Sophie Michael is a London-based artist-filmmaker who creates 16mm films that examine ideas around nostalgia and innocence. Her work with the moving image draws on early experimental filmmaking and mid-twentieth century design to question our relationship to the past through the lens of the present.
On display is her silent 16mm film, 99 Clerkenwell Road 2010, which revisits the work of German abstract animation filmmaker Oskar Fischinger (1900–67). Shot at night in an empty shop, the film captures the simplicity of light and colour in motion. Moving the camera almost blindly, Michael intermittently reveals the architectural space and outside urban elements, in a back and forth between abstraction and reality.

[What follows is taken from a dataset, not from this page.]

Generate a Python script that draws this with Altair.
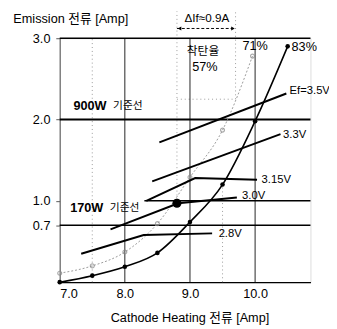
import altair as alt
import pandas as pd

FONT = "Liberation Sans, Noto Sans CJK KR"
X_DOMAIN = [7.0, 10.85]
Y_DOMAIN = [0.0, 3.0]

x_ticks = [7.0, 8.0, 9.0, 10.0]
y_ticks = [0.7, 1.0, 2.0, 3.0]

# Emission curves (black: 83%, gray dotted: 71%)
black_x = [7.0, 7.5, 8.0, 8.5, 9.0, 9.5, 10.0, 10.5]
black_y = [0.0, 0.08, 0.19, 0.36, 0.74, 1.2, 1.98, 2.9]
gray_x = [7.0, 7.5, 8.0, 8.5, 9.0, 9.5, 9.96]
gray_y = [0.11, 0.2, 0.37, 0.72, 1.29, 1.87, 2.78]

# Ef (heater voltage) lines
ef_labels = ["2.8V", "3.0V", "3.15V", "3.3V", "Ef=3.5V"]
ef_x = [[7.33, 8.29, 9.34], [7.78, 8.82, 9.72], [8.33, 9.08, 10.03], [8.42, 10.39], [8.53, 10.48]]
ef_y = [[0.35, 0.58, 0.60], [0.65, 0.97, 1.04], [1.00, 1.28, 1.26], [1.24, 1.82], [1.72, 2.32]]
ef_label_x = [9.44, 9.80, 10.10, 10.43, 10.53]
ef_label_y = [0.59, 1.06, 1.26, 1.81, 2.35]

# reference (기준선) lines
href_y = [3.0, 2.0, 0.7, 1.0]
href_x0 = [7.0, 7.0, 7.0, 8.3]
href_w = [1.5, 2.0, 1.5, 1.5]
vgrid_x = [8.0, 9.0, 10.0]

# operating point (170W)
op_x = [8.8]
op_y = [0.97]

# dotted guide lines
dv_x = [7.5, 8.8, 9.7, 9.5]
dv_y0 = [0.0, 0.97, 2.25, 0.0]
dv_y1 = [3.0, 3.33, 3.33, 1.2]
dh_y = [2.25]
dh_x0 = [8.8]
dh_x1 = [9.7]

# ΔIf arrow
arrow_x = [8.8, 9.7]
arrow_y = 3.12

xs = alt.Scale(domain=X_DOMAIN, nice=False, zero=False)
ys = alt.Scale(domain=Y_DOMAIN, nice=False, zero=False)

x_axis = alt.Axis(
    values=x_ticks, format=".1f", title="Cathode Heating 전류 [Amp]",
    grid=False, ticks=False, labelPadding=6, labelFontSize=13, labelFont=FONT,
    labelColor="black", domainColor="black", domainWidth=1.5,
    titleFont=FONT, titleFontSize=13, titleFontWeight="normal", titleColor="black",
    titleX=133, titleY=36, titleBaseline="middle")
y_axis = alt.Axis(
    values=y_ticks, format=".1f", title="Emission 전류 [Amp]",
    grid=False, tickSize=4, tickColor="#555", labelPadding=6, labelFontSize=13,
    labelFont=FONT, labelColor="black", domainColor="#666", domainWidth=1.2,
    titleFont=FONT, titleFontSize=13, titleFontWeight="normal", titleColor="black",
    titleAngle=0, titleAlign="left", titleBaseline="middle", titleX=-48, titleY=-20)


def X(f):
    return alt.X(f, type="quantitative", scale=xs, axis=x_axis)


def Y(f):
    return alt.Y(f, type="quantitative", scale=ys, axis=y_axis)


black_df = pd.DataFrame({"x": black_x, "y": black_y})
gray_df = pd.DataFrame({"x": gray_x, "y": gray_y})

ef_rows = []
for lab, xx, yy in zip(ef_labels, ef_x, ef_y):
    for i, (a, b) in enumerate(zip(xx, yy)):
        ef_rows.append({"ef": lab, "x": a, "y": b, "o": i})
ef_df = pd.DataFrame(ef_rows)
ef_lab_df = pd.DataFrame({"x": ef_label_x, "y": ef_label_y, "t": ef_labels})

href_df = pd.DataFrame({"y": href_y, "x0": href_x0, "x1": [X_DOMAIN[1]] * 4, "w": href_w})
vgrid_df = pd.DataFrame({"x": vgrid_x, "y0": [0.0] * 3, "y1": [3.0] * 3})
dv_df = pd.DataFrame({"x": dv_x, "y0": dv_y0, "y1": dv_y1})
dh_df = pd.DataFrame({"y": dh_y, "x0": dh_x0, "x1": dh_x1})

vgrid = alt.Chart(vgrid_df).mark_rule(color="#222", strokeWidth=1).encode(
    x=X("x"), y=Y("y0"), y2="y1")
dv = alt.Chart(dv_df).mark_rule(color="#999", strokeWidth=1, strokeDash=[1, 3]).encode(
    x=X("x"), y=Y("y0"), y2="y1")
dh = alt.Chart(dh_df).mark_rule(color="#999", strokeWidth=1, strokeDash=[1, 3]).encode(
    x=X("x0"), x2="x1", y=Y("y"))
href = alt.Chart(href_df).mark_rule(color="black").encode(
    x=X("x0"), x2="x1", y=Y("y"),
    strokeWidth=alt.StrokeWidth("w:Q", scale=None, legend=None))

gray_line = alt.Chart(gray_df).mark_line(
    color="#999", strokeWidth=1, strokeDash=[2, 2], interpolate="monotone").encode(
    x=X("x"), y=Y("y"))
gray_pts = alt.Chart(gray_df).mark_point(
    shape="circle", filled=False, color="#888", size=16, strokeWidth=1.2).encode(
    x=X("x"), y=Y("y"))
black_line = alt.Chart(black_df).mark_line(
    color="black", strokeWidth=1.6, interpolate="monotone").encode(
    x=X("x"), y=Y("y"))
black_pts = alt.Chart(black_df).mark_point(
    shape="circle", filled=True, color="black", size=22, opacity=1).encode(
    x=X("x"), y=Y("y"))

ef_lines = alt.Chart(ef_df).mark_line(color="black", strokeWidth=2).encode(
    x=X("x"), y=Y("y"), detail="ef:N", order="o:Q")
ef_text = alt.Chart(ef_lab_df).mark_text(
    align="left", baseline="middle", font=FONT, fontSize=11.5, color="black").encode(
    x=X("x"), y=Y("y"), text="t:N")

op_pt = alt.Chart(pd.DataFrame({"x": op_x, "y": op_y})).mark_point(
    shape="circle", filled=True, color="black", size=85, opacity=1).encode(
    x=X("x"), y=Y("y"))

# ΔIf arrow
arrow_df = pd.DataFrame({"x0": [arrow_x[0]], "x1": [arrow_x[1]], "y": [arrow_y]})
arrow_line = alt.Chart(arrow_df).mark_rule(color="black", strokeWidth=1, strokeDash=[3, 2]).encode(
    x=X("x0"), x2="x1", y=Y("y"))
head_df = pd.DataFrame({"x": [arrow_x[0] + 0.04, arrow_x[1] - 0.04], "y": [arrow_y] * 2,
                        "s": ["triangle-left", "triangle-right"]})
heads = alt.Chart(head_df).mark_point(filled=True, color="black", size=18, opacity=1).encode(
    x=X("x"), y=Y("y"), shape=alt.Shape("s:N", scale=None, legend=None))

# annotations
bold_df = pd.DataFrame({"x": [7.21, 7.16], "y": [2.17, 0.91], "t": ["900W", "170W"]})
bold_txt = alt.Chart(bold_df).mark_text(
    align="left", baseline="middle", font=FONT, fontSize=13, fontWeight="bold",
    color="black").encode(x=X("x"), y=Y("y"), text="t:N")
kr_df = pd.DataFrame({"x": [7.82, 7.77], "y": [2.17, 0.91], "t": ["기준선", "기준선"]})
kr_txt = alt.Chart(kr_df).mark_text(
    align="left", baseline="middle", font=FONT, fontSize=11, color="black").encode(
    x=X("x"), y=Y("y"), text="t:N")

pct_df = pd.DataFrame({"x": [10.0, 9.23], "y": [2.9, 2.64], "t": ["71%", "57%"]})
pct_txt = alt.Chart(pct_df).mark_text(
    align="center", baseline="middle", font=FONT, fontSize=13, color="black").encode(
    x=X("x"), y=Y("y"), text="t:N")
pct2_df = pd.DataFrame({"x": [10.56], "y": [2.89], "t": ["83%"]})
pct2_txt = alt.Chart(pct2_df).mark_text(
    align="left", baseline="middle", font=FONT, fontSize=13, color="black").encode(
    x=X("x"), y=Y("y"), text="t:N")
small_df = pd.DataFrame({"x": [9.2, 9.26], "y": [2.84, 3.25], "t": ["착탄율", "ΔIf≈0.9A"]})
small_txt = alt.Chart(small_df).mark_text(
    align="center", baseline="middle", font=FONT, fontSize=12, color="black").encode(
    x=X("x"), y=Y("y"), text="t:N")

chart = alt.layer(
    dv, dh, vgrid, href, gray_line, gray_pts, black_line, black_pts,
    ef_lines, op_pt, arrow_line, heads,
    ef_text, bold_txt, kr_txt, pct_txt, pct2_txt, small_txt,
).properties(
    width=257, height=250,
    padding={"left": 53, "top": 27, "right": 19, "bottom": 43},
    autosize=alt.AutoSizeParams(type="none"),
).configure_view(stroke=None).configure(background="white")

chart.save("out.html", embed_options={"renderer": "svg", "actions": False})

Chapters One to Five 2012, is the third film in the Astrid series (2010–14), made with Astrid Everall over the ages of seven to eleven. Astrid responds to different sets that re-construct interiors from 1950s Charles and Ray Eames designs to 1970s home improvement magazines. It takes inspiration from educational materials and re-enacts the demonstration films which were made at that time.
Sophie Michael’s work continuously explores the contradiction of our contemporary responses to the past, and how vanished eras can be at once fascinating, outdated and slippery. The Watershow Extravaganza 2016, is named after an attraction at Watermouth Castle in North Devon which was built for the 1951 Festival of Britain. The film choreographs water and coloured light to music played by a 1920's mechanical organ. Using in-camera editing techniques, Michael re-weaves together the elements of the performance. Creating a secondary layer of synaesthesia between light and sound, she evokes early 20th century experiments with colour organs.
Art Now is a series of free exhibitions showcasing emerging talent and highlighting new developments in British art.